4. Bid’ah Muharramah, yakni bid’ah yang bertentangan dengan
syara’ seperti madzhab Jabariyah dan Murji’ah.
5. Bid’ah Makruhah, seperti menghiasi masjid dengan hiasan
yang berlebihan.
Dari sini dapat diketahui bahwa bid’ah terbagi menjadi
dua, pertama bid’ah hasanah yakni bid’ah yang tidak dilarang dalam agama karena
mengandung unsur yang baik dan tidak bertentangan dengan ajaran agama, masuk
dalam kategori ini adalah bid’ah wajibah, bid’ah mandubah dan bid’ah mubahah,
salah satu contoh dalam konteks ini seperti perkataan Sayyidina Umar bin Khattab ra. tentang
jama’ah shalat tarawih yang beliau laksanakan:
نِعْمَةُ
اْلبِِدْعَةُ هٰذِهِ (الموطأ رقم 231 )
Sebaik-baik bid’ah adalah ini (yakni shalat tarawih
dengan berjama’ah). (al-Muwatha’
[231])
Contoh bid’ah hasanah antara lain adalah khutbah yang
diterjemahkan kedalam bahasa Indonesia, membuka suatu acara dimulai dengan
membaca basmalah dibawah seorang komando, menambah bacaan subhanahu wata’ala
yang disingkat dengan Swt.
setiap ada kalimat Allah Swt. dan sallaAllahu alaihi
wasallama yang diringkas Saw. setiap ada kata Muhammad, berkendara ke tempat
atau majlis terpuji dengan naik mobil Alphard, mengendara sepeda motor ke
sekolah, melihat acara pengajian dengan televisi, membuat buku dengan sarana
komputer, mesin cetak, mengabadikan momen-momen tertentu dengan kamera digital,
makan es krim, serta masih banyak lagi perbuatan lainnya yang belum pernah ada
pada masa Rasulullah Saw. yang tidak bertentangan dengan ajaran Islam.
Bid’ah yang kedua adalah Bid’ah Sayyi’ah atau bid’ah
dhalalah, yaitu bid’ah yang mengandung unsur negatif dan dapat merusak ajaran
dan norma agama Islam.
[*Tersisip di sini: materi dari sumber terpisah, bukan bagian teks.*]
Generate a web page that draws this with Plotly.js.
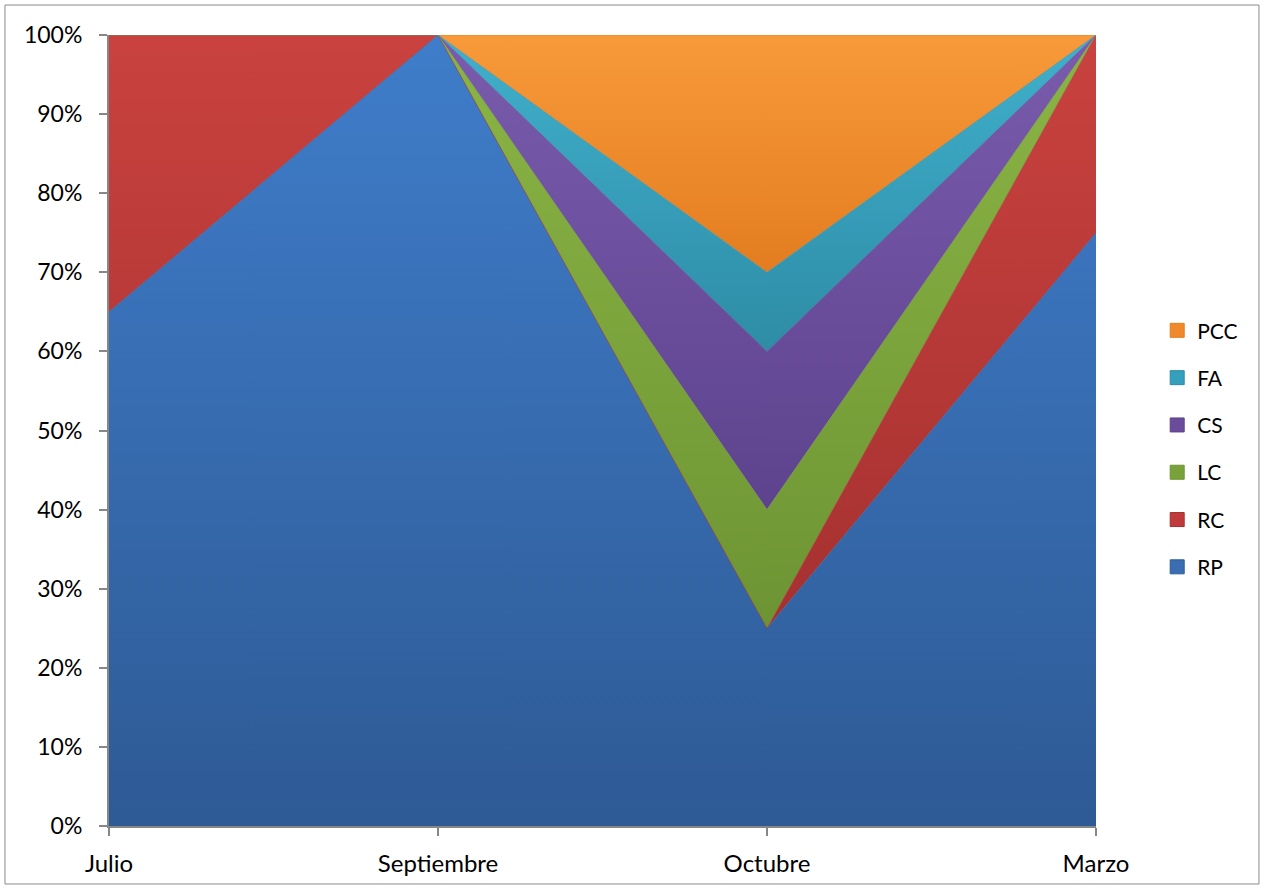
<!DOCTYPE html>
<html>
<head>
<meta charset="utf-8">
<script src="https://cdn.plot.ly/plotly-3.0.1.min.js"></script>
<style>
html,body{margin:0;padding:0;background:#fff;}
#chart{width:1265px;height:890px;}
</style>
</head>
<body>
<div id="chart"></div>
<script>
const categories = ["Julio", "Septiembre", "Octubre", "Marzo"];
const RP  = [65, 100, 25, 75];
const RC  = [35, 0, 0, 25];
const LC  = [0, 0, 15, 0];
const CS  = [0, 0, 20, 0];
const FA  = [0, 0, 10, 0];
const PCC = [0, 0, 30, 0];

const seriesNames = ["RP", "RC", "LC", "CS", "FA", "PCC"];
const seriesValues = [RP, RC, LC, CS, FA, PCC];
const colorsLight = ["#3f7dca", "#c9423f", "#8ab545", "#7a5bad", "#40b0cc", "#f89a3a"];
const colorsDark  = ["#2e5a95", "#a53130", "#6d9433", "#5d438e", "#2e8ca6", "#e37d1f"];
const colorsMid   = ["#3a6db2", "#bf3a3a", "#7aa23a", "#6a4c9a", "#35a0bb", "#f0892c"];

const areaTraces = seriesNames.map((n, i) => ({
  type: "scatter",
  mode: "lines",
  name: n,
  x: categories,
  y: seriesValues[i],
  stackgroup: "one",
  showlegend: false,
  line: {width: 0.6, color: colorsDark[i]},
  fillcolor: colorsMid[i],
  fillgradient: {
    type: "vertical",
    colorscale: [[0, colorsDark[i]], [1, colorsLight[i]]]
  },
  hoverinfo: "skip"
}));

const legendTraces = seriesNames.map((n, i) => ({
  type: "scatter",
  mode: "markers",
  name: n,
  x: [null],
  y: [null],
  legendgroup: n,
  legendrank: 100 - i,
  showlegend: true,
  marker: {symbol: "square", size: 14, color: colorsMid[i], line: {color: colorsDark[i], width: 1}},
  hoverinfo: "skip"
}));

const layout = {
  width: 1265,
  height: 890,
  margin: {l: 109, r: 169, t: 35, b: 64},
  paper_bgcolor: "#ffffff",
  plot_bgcolor: "#ffffff",
  font: {family: "Lato, 'Open Sans', sans-serif", size: 21, color: "#000"},
  showlegend: true,
  legend: {
    x: 1.062, xanchor: "left",
    y: 0.477, yanchor: "middle",
    traceorder: "grouped",
    tracegroupgap: 17,
    font: {size: 21},
    itemwidth: 30
  },
  xaxis: {
    type: "category",
    range: [0, 3],
    showgrid: false,
    zeroline: false,
    showline: true,
    linecolor: "#878787",
    linewidth: 2,
    ticks: "outside",
    ticklen: 8,
    tickcolor: "#878787",
    tickwidth: 2,
    tickfont: {size: 24},
    ticklabelstandoff: 7
  },
  yaxis: {
    range: [0, 100],
    dtick: 10,
    ticksuffix: "%",
    showgrid: false,
    zeroline: false,
    showline: true,
    linecolor: "#878787",
    linewidth: 2,
    ticks: "outside",
    ticklen: 8,
    tickcolor: "#878787",
    tickwidth: 2,
    tickfont: {size: 23},
    ticklabelstandoff: 12
  },
  shapes: [{
    type: "rect", xref: "paper", yref: "paper",
    x0: -0.1054, x1: 1.1651, y0: -0.0733, y1: 1.0379,
    line: {color: "#8a8a8a", width: 1},
    fillcolor: "rgba(0,0,0,0)",
    layer: "below"
  }]
};

Plotly.newPlot("chart", areaTraces.concat(legendTraces), layout, {displayModeBar: false, staticPlot: true});
</script>
</body>
</html>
Bid’ah Muharromah dan Makruhah dapat digolongkan pada
bagian yang kedua ini, dan inilah yang dimaksud oleh sabda Nabi Muhammad Saw:
عَنْ عَائِشَةَ
- رَضِىَ اللهُ عَنْهَا أَنَّ رَسُولَ اللَّهِ -صلى الله عليه وسلم- قَالَ « مَنْ عَمِلَ
عَمَلاً لَيْسَ عَلَيْهِ أَمْرُنَا فَهُوَ رَدٌّ ».
Dari Aisyah ra, ia berkata, sesungguhnya Rasulullah Saw.
Bersabda: Barang siapa yang melakukan perbuatan yang tiada perintah kami
atasnya, maka amal itu ditolak. (Sahih
Muslim, bab Idza Ijtahada
al-Amal)
Dengan adanya pembagian ini dapat disimpulkan bahwa tidak
semua bid’ah itu dilarang dalam agama, sebab yang tidak diperkenankan adalah
perbuatan yang dikhawatirkan menghancurkan sendi-sendi agama Islam, sedangkan
amaliyah yang akan menambah syiar dan daya tarik agama Islam tidak dilarang,
bahkan untuk saat ini sudah waktunya umat Islam lebih kreatif untuk menjawab
berbagai persoalan dan tantangan zaman.